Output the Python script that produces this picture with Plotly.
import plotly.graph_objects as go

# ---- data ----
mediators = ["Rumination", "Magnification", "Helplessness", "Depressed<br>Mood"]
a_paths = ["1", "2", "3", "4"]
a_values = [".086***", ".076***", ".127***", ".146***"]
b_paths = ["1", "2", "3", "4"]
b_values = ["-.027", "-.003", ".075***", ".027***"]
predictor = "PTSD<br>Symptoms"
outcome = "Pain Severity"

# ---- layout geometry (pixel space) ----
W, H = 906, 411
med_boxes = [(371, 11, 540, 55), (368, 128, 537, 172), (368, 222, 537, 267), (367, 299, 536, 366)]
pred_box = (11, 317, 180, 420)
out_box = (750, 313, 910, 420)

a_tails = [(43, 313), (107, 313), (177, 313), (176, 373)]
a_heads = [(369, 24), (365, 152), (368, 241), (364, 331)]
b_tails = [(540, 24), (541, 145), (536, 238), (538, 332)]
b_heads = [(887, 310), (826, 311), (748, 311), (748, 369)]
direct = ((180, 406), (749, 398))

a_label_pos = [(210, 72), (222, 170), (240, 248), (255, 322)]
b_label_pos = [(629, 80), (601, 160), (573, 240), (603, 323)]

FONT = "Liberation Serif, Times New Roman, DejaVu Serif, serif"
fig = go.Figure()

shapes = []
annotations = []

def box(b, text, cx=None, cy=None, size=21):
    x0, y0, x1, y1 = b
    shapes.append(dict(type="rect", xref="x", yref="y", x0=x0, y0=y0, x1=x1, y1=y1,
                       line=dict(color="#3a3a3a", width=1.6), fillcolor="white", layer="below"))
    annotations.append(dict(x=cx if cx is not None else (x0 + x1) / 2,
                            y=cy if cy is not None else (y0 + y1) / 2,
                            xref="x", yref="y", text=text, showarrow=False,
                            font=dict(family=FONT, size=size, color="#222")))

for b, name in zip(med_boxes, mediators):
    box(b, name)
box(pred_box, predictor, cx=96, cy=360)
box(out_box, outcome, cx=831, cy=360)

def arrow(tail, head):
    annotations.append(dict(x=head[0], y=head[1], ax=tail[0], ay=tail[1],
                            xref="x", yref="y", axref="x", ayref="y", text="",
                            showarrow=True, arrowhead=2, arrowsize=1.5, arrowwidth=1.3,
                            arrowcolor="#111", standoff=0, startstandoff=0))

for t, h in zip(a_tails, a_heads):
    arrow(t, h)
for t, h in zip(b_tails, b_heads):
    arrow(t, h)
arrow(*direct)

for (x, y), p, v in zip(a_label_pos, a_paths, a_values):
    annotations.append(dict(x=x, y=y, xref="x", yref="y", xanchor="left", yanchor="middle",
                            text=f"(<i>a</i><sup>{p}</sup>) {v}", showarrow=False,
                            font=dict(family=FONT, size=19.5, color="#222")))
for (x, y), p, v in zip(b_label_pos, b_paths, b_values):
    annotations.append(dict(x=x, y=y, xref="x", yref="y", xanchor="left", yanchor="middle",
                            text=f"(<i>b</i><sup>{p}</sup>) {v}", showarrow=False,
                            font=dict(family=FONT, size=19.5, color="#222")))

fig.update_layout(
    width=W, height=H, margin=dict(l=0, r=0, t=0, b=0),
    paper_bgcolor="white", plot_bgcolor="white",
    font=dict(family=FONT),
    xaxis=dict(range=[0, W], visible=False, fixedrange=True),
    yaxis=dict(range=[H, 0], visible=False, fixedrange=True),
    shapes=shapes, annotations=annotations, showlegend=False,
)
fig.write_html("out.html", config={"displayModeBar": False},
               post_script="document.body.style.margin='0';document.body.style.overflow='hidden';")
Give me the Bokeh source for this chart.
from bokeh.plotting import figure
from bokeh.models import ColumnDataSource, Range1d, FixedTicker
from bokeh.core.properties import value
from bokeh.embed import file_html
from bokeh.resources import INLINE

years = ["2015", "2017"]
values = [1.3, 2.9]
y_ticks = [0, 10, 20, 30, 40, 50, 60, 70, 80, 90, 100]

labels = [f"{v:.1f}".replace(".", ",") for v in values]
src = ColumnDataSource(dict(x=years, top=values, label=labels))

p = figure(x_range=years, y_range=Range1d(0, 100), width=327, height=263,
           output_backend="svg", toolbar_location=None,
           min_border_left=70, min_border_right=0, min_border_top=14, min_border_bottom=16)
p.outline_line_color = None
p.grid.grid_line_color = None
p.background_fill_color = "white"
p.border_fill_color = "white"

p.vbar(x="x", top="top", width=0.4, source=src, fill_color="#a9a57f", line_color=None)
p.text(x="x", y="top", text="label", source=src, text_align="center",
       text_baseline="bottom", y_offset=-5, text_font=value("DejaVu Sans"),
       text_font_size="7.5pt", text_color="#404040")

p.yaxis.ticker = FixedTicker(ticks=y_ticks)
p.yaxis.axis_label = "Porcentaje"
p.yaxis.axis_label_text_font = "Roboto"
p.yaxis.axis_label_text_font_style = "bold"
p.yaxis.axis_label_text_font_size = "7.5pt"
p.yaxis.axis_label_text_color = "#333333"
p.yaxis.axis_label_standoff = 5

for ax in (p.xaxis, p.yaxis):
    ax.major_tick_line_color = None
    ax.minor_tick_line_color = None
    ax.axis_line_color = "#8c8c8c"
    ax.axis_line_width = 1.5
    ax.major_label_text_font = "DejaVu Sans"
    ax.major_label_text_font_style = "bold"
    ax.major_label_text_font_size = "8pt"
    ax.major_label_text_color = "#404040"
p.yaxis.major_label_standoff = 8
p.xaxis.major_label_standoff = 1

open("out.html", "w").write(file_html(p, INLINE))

Stated goal:
Reproduce every line above without error.

Solution to this exercise:
Output the Python script that produces this picture with Plotly.
import plotly.graph_objects as go

# ---- data ----
mediators = ["Rumination", "Magnification", "Helplessness", "Depressed<br>Mood"]
a_paths = ["1", "2", "3", "4"]
a_values = [".086***", ".076***", ".127***", ".146***"]
b_paths = ["1", "2", "3", "4"]
b_values = ["-.027", "-.003", ".075***", ".027***"]
predictor = "PTSD<br>Symptoms"
outcome = "Pain Severity"

# ---- layout geometry (pixel space) ----
W, H = 906, 411
med_boxes = [(371, 11, 540, 55), (368, 128, 537, 172), (368, 222, 537, 267), (367, 299, 536, 366)]
pred_box = (11, 317, 180, 420)
out_box = (750, 313, 910, 420)

a_tails = [(43, 313), (107, 313), (177, 313), (176, 373)]
a_heads = [(369, 24), (365, 152), (368, 241), (364, 331)]
b_tails = [(540, 24), (541, 145), (536, 238), (538, 332)]
b_heads = [(887, 310), (826, 311), (748, 311), (748, 369)]
direct = ((180, 406), (749, 398))

a_label_pos = [(210, 72), (222, 170), (240, 248), (255, 322)]
b_label_pos = [(629, 80), (601, 160), (573, 240), (603, 323)]

FONT = "Liberation Serif, Times New Roman, DejaVu Serif, serif"
fig = go.Figure()

shapes = []
annotations = []

def box(b, text, cx=None, cy=None, size=21):
    x0, y0, x1, y1 = b
    shapes.append(dict(type="rect", xref="x", yref="y", x0=x0, y0=y0, x1=x1, y1=y1,
                       line=dict(color="#3a3a3a", width=1.6), fillcolor="white", layer="below"))
    annotations.append(dict(x=cx if cx is not None else (x0 + x1) / 2,
                            y=cy if cy is not None else (y0 + y1) / 2,
                            xref="x", yref="y", text=text, showarrow=False,
                            font=dict(family=FONT, size=size, color="#222")))

for b, name in zip(med_boxes, mediators):
    box(b, name)
box(pred_box, predictor, cx=96, cy=360)
box(out_box, outcome, cx=831, cy=360)

def arrow(tail, head):
    annotations.append(dict(x=head[0], y=head[1], ax=tail[0], ay=tail[1],
                            xref="x", yref="y", axref="x", ayref="y", text="",
                            showarrow=True, arrowhead=2, arrowsize=1.5, arrowwidth=1.3,
                            arrowcolor="#111", standoff=0, startstandoff=0))

for t, h in zip(a_tails, a_heads):
    arrow(t, h)
for t, h in zip(b_tails, b_heads):
    arrow(t, h)
arrow(*direct)

for (x, y), p, v in zip(a_label_pos, a_paths, a_values):
    annotations.append(dict(x=x, y=y, xref="x", yref="y", xanchor="left", yanchor="middle",
                            text=f"(<i>a</i><sup>{p}</sup>) {v}", showarrow=False,
                            font=dict(family=FONT, size=19.5, color="#222")))
for (x, y), p, v in zip(b_label_pos, b_paths, b_values):
    annotations.append(dict(x=x, y=y, xref="x", yref="y", xanchor="left", yanchor="middle",
                            text=f"(<i>b</i><sup>{p}</sup>) {v}", showarrow=False,
                            font=dict(family=FONT, size=19.5, color="#222")))

fig.update_layout(
    width=W, height=H, margin=dict(l=0, r=0, t=0, b=0),
    paper_bgcolor="white", plot_bgcolor="white",
    font=dict(family=FONT),
    xaxis=dict(range=[0, W], visible=False, fixedrange=True),
    yaxis=dict(range=[H, 0], visible=False, fixedrange=True),
    shapes=shapes, annotations=annotations, showlegend=False,
)
fig.write_html("out.html", config={"displayModeBar": False},
               post_script="document.body.style.margin='0';document.body.style.overflow='hidden';")
Give me the Bokeh source for this chart.
from bokeh.plotting import figure
from bokeh.models import ColumnDataSource, Range1d, FixedTicker
from bokeh.core.properties import value
from bokeh.embed import file_html
from bokeh.resources import INLINE

years = ["2015", "2017"]
values = [1.3, 2.9]
y_ticks = [0, 10, 20, 30, 40, 50, 60, 70, 80, 90, 100]

labels = [f"{v:.1f}".replace(".", ",") for v in values]
src = ColumnDataSource(dict(x=years, top=values, label=labels))

p = figure(x_range=years, y_range=Range1d(0, 100), width=327, height=263,
           output_backend="svg", toolbar_location=None,
           min_border_left=70, min_border_right=0, min_border_top=14, min_border_bottom=16)
p.outline_line_color = None
p.grid.grid_line_color = None
p.background_fill_color = "white"
p.border_fill_color = "white"

p.vbar(x="x", top="top", width=0.4, source=src, fill_color="#a9a57f", line_color=None)
p.text(x="x", y="top", text="label", source=src, text_align="center",
       text_baseline="bottom", y_offset=-5, text_font=value("DejaVu Sans"),
       text_font_size="7.5pt", text_color="#404040")

p.yaxis.ticker = FixedTicker(ticks=y_ticks)
p.yaxis.axis_label = "Porcentaje"
p.yaxis.axis_label_text_font = "Roboto"
p.yaxis.axis_label_text_font_style = "bold"
p.yaxis.axis_label_text_font_size = "7.5pt"
p.yaxis.axis_label_text_color = "#333333"
p.yaxis.axis_label_standoff = 5

for ax in (p.xaxis, p.yaxis):
    ax.major_tick_line_color = None
    ax.minor_tick_line_color = None
    ax.axis_line_color = "#8c8c8c"
    ax.axis_line_width = 1.5
    ax.major_label_text_font = "DejaVu Sans"
    ax.major_label_text_font_style = "bold"
    ax.major_label_text_font_size = "8pt"
    ax.major_label_text_color = "#404040"
p.yaxis.major_label_standoff = 8
p.xaxis.major_label_standoff = 1

open("out.html", "w").write(file_html(p, INLINE))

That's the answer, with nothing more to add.